The Stone That Decoded Everything
For centuries, European scholars stared at the temples and tombs of Egypt, captivated by the elegant hieroglyphics carved into every surface. They knew the symbols carried meaning. Fragments of understanding surfaced here and there — a name guessed correctly, a number decoded, a cartouche partially read. But the full message remained locked behind a wall of mystery. The ancient writers had spoken, yet no one could hear them clearly.
Then in 1799, French soldiers digging near Rosetta unearthed a slab of black granodiorite inscribed with the same decree in three scripts. It took another twenty-three years before a young Frenchman named Jean-François Champollion, working feverishly in his Paris study in September of 1822, finally cracked the code. When he did, he reportedly cried, "I've got it!" and collapsed from the sheer weight of revelation. Suddenly, every inscription in every temple across Egypt could speak. The partial whispers became a chorus.
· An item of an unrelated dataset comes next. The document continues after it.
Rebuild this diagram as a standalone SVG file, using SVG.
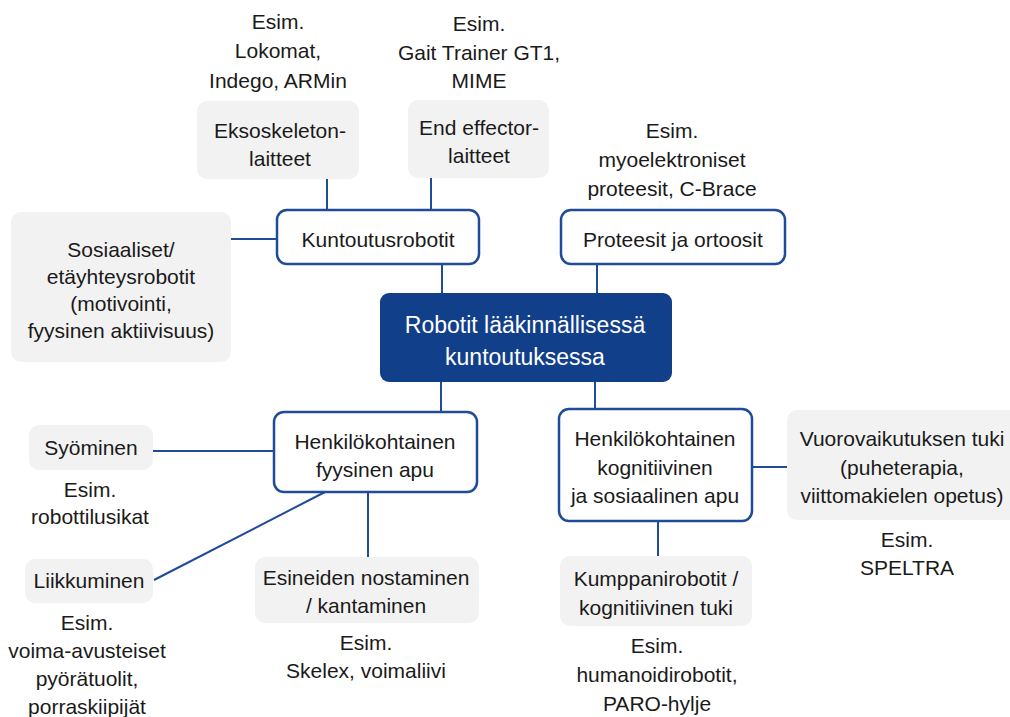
<svg xmlns="http://www.w3.org/2000/svg" width="1010" height="717" viewBox="0 0 1010 717">
<style>
text{font-family:"Liberation Sans",Arial,sans-serif;font-size:21px;fill:#1a1a1a;text-anchor:middle}
.grey{fill:#f2f2f2;stroke:none}
.white{fill:#ffffff;stroke:#1f4b99;stroke-width:2.5}
.main{fill:#123f8a}
.main-t{fill:#ffffff;font-size:23px}
.conn line{stroke:#1f4b99;stroke-width:2}
</style>
<rect width="1010" height="717" fill="#ffffff"/>
<g class="conn" id="connectors">
<line x1="327" y1="179" x2="327" y2="210"/>
<line x1="431" y1="178" x2="431" y2="210"/>
<line x1="231" y1="239" x2="277" y2="239"/>
<line x1="442" y1="264" x2="442" y2="293"/>
<line x1="597" y1="264" x2="597" y2="293"/>
<line x1="441" y1="382" x2="441" y2="412"/>
<line x1="595" y1="382" x2="595" y2="409"/>
<line x1="153" y1="451" x2="274" y2="451"/>
<line x1="325" y1="492" x2="154" y2="580"/>
<line x1="368" y1="492" x2="368" y2="557"/>
<line x1="752" y1="467" x2="787" y2="467"/>
<line x1="658" y1="521" x2="658" y2="556"/>
</g>
<g id="center">
<rect class="main" x="380" y="293" width="292" height="89" rx="9"/>
<text class="main-t" x="525" y="333">Robotit lääkinnällisessä</text>
<text class="main-t" x="525" y="365">kuntoutuksessa</text>
</g>
<g id="kuntoutusrobotit">
<rect class="white" x="277" y="210" width="202" height="54" rx="10"/>
<text x="378" y="247">Kuntoutusrobotit</text>
</g>
<g id="proteesit">
<rect class="white" x="561" y="210" width="224" height="54" rx="10"/>
<text x="673" y="247">Proteesit ja ortoosit</text>
</g>
<g id="eksoskeleton">
<rect class="grey" x="197" y="101" width="162" height="78" rx="10"/>
<text x="280" y="138">Eksoskeleton-</text>
<text x="280" y="166">laitteet</text>
</g>
<g id="endeffector">
<rect class="grey" x="408" y="100" width="141" height="78" rx="10"/>
<text x="479" y="135">End effector-</text>
<text x="479" y="163">laitteet</text>
</g>
<g id="sosiaaliset">
<rect class="grey" x="11" y="212" width="220" height="150" rx="10"/>
<text x="121" y="257">Sosiaaliset/</text>
<text x="121" y="284">etäyhteysrobotit</text>
<text x="121" y="311">(motivointi,</text>
<text x="121" y="338">fyysinen aktiivisuus)</text>
</g>
<g id="fyysinen">
<rect class="white" x="274" y="412" width="203" height="80" rx="10"/>
<text x="375" y="449">Henkilökohtainen</text>
<text x="375" y="477">fyysinen apu</text>
</g>
<g id="kognitiivinen">
<rect class="white" x="559" y="409" width="193" height="112" rx="10"/>
<text x="655" y="446">Henkilökohtainen</text>
<text x="655" y="475">kognitiivinen</text>
<text x="655" y="503">ja sosiaalinen apu</text>
</g>
<g id="vuorovaikutus">
<rect class="grey" x="787" y="410" width="240" height="110" rx="10"/>
<text x="902" y="446">Vuorovaikutuksen tuki</text>
<text x="902" y="475">(puheterapia,</text>
<text x="902" y="503">viittomakielen opetus)</text>
</g>
<g id="syominen">
<rect class="grey" x="29" y="425" width="124" height="45" rx="10"/>
<text x="91" y="455">Syöminen</text>
</g>
<g id="liikkuminen">
<rect class="grey" x="25" y="559" width="128" height="44" rx="10"/>
<text x="89" y="588">Liikkuminen</text>
</g>
<g id="esineiden">
<rect class="grey" x="255" y="557" width="224" height="66" rx="10"/>
<text x="366" y="585">Esineiden nostaminen</text>
<text x="366" y="613">/ kantaminen</text>
</g>
<g id="kumppani">
<rect class="grey" x="560" y="556" width="192" height="70" rx="10"/>
<text x="656" y="586">Kumppanirobotit /</text>
<text x="656" y="615">kognitiivinen tuki</text>
</g>
<g id="examples">
<text x="278" y="29">Esim.</text>
<text x="278" y="58">Lokomat,</text>
<text x="278" y="88">Indego, ARMin</text>
<text x="479" y="31">Esim.</text>
<text x="479" y="60">Gait Trainer GT1,</text>
<text x="479" y="88">MIME</text>
<text x="672" y="138">Esim.</text>
<text x="672" y="167">myoelektroniset</text>
<text x="672" y="196">proteesit, C-Brace</text>
<text x="90" y="497">Esim.</text>
<text x="90" y="524">robottilusikat</text>
<text x="87" y="630">Esim.</text>
<text x="87" y="658">voima-avusteiset</text>
<text x="87" y="686">pyörätuolit,</text>
<text x="87" y="714">porraskiipijät</text>
<text x="366" y="650">Esim.</text>
<text x="366" y="678">Skelex, voimaliivi</text>
<text x="907" y="547">Esim.</text>
<text x="907" y="575">SPELTRA</text>
<text x="657" y="653">Esim.</text>
<text x="657" y="682">humanoidirobotit,</text>
<text x="657" y="711">PARO-hylje</text>
</g>
</svg>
The writer of Hebrews understood this kind of breakthrough. "In the past God spoke to our ancestors through the prophets at many times and in various ways," he wrote, "but in these last days He has spoken to us by His Son." The prophets were real voices carrying real truth — like those fragments scholars pieced together for centuries. But Jesus is the Rosetta Stone of God's self-revelation: the radiance of His glory, the exact representation of His being. In Him, every earlier word from God finally makes complete sense.